Aílton Soares diz que é necessário discutir a “definição de atentando contra a vida de agente público do alto escalão dos poderes democráticos, além de especificar quando haveria cometimento ou tentativa do crime. ‘Seria um novo tipo penal certamente. Porque o crime não é só o cometido, ele é também o tentado, e nesse sentido depende de ampla discussão’”.
Ao debater o fato de o governo estar adotando uma medida “punitivista”, o criminalista Vinicius Cochi assinala que “o problema não reside na ausência de legislação, afinal ela existe e não é branda. O enfrentamento deve ter enfoque no fortalecimento dos órgãos de persecução, responsáveis por investigar os episódios, bem como na qualificação do debate público, que está cada dia mais radical e hostil”.
Especialista em Direito Penal econômico, Lucas Serafim Alves afirma que, apesar de válido, o projeto “vai tratar um tema que não se revolverá com prisões. Atos atentatórios à democracia devem ser tratados em outras instâncias, em especial à preliminar ao acontecimento desses fatos. Amedrontar através da norma penal não inibirá de que pessoas atentem contra o Estado Democrático de Direito. É uma tendência, o projeto é legítimo, o endurecimento das penas visa basicamente dar a esses ofensores o regime fechado de regime de pena, mas penso que devemos trabalhar isso em outras esferas também e não apenas na criminal”.
A cautela e ponderações são justas.

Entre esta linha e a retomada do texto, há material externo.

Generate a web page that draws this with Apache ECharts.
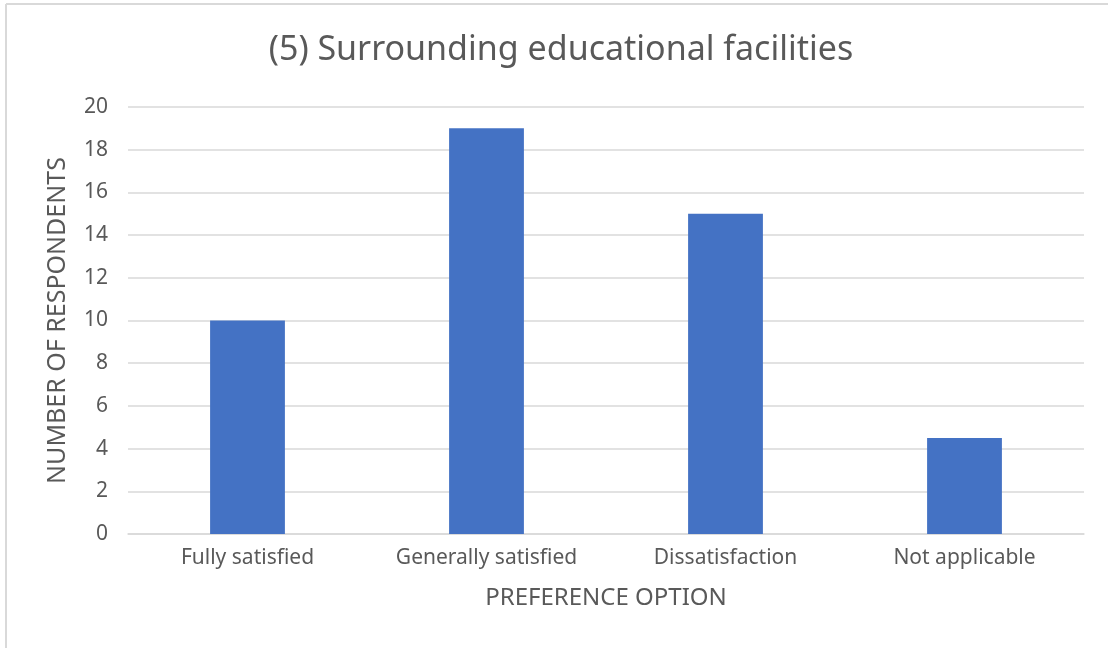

Porém, sem medidas mais duras, que levem à prisão por um longo tempo, é possível que amanhã alguém mate um magistrado em praça pública (a agressão a Alexandre de Moraes não foi mais grave, quem sabe, porque estava num aeroporto, local onde as pessoas não podem portar armas. Porém, se os agressores estivessem armados, poderia ter acontecido uma violência mais grave). O projeto, portanto, pode ser preventivo, sobretudo ao assustar aqueles que, apesar de violentos, não querem passar parte de sua vida numa penitenciária.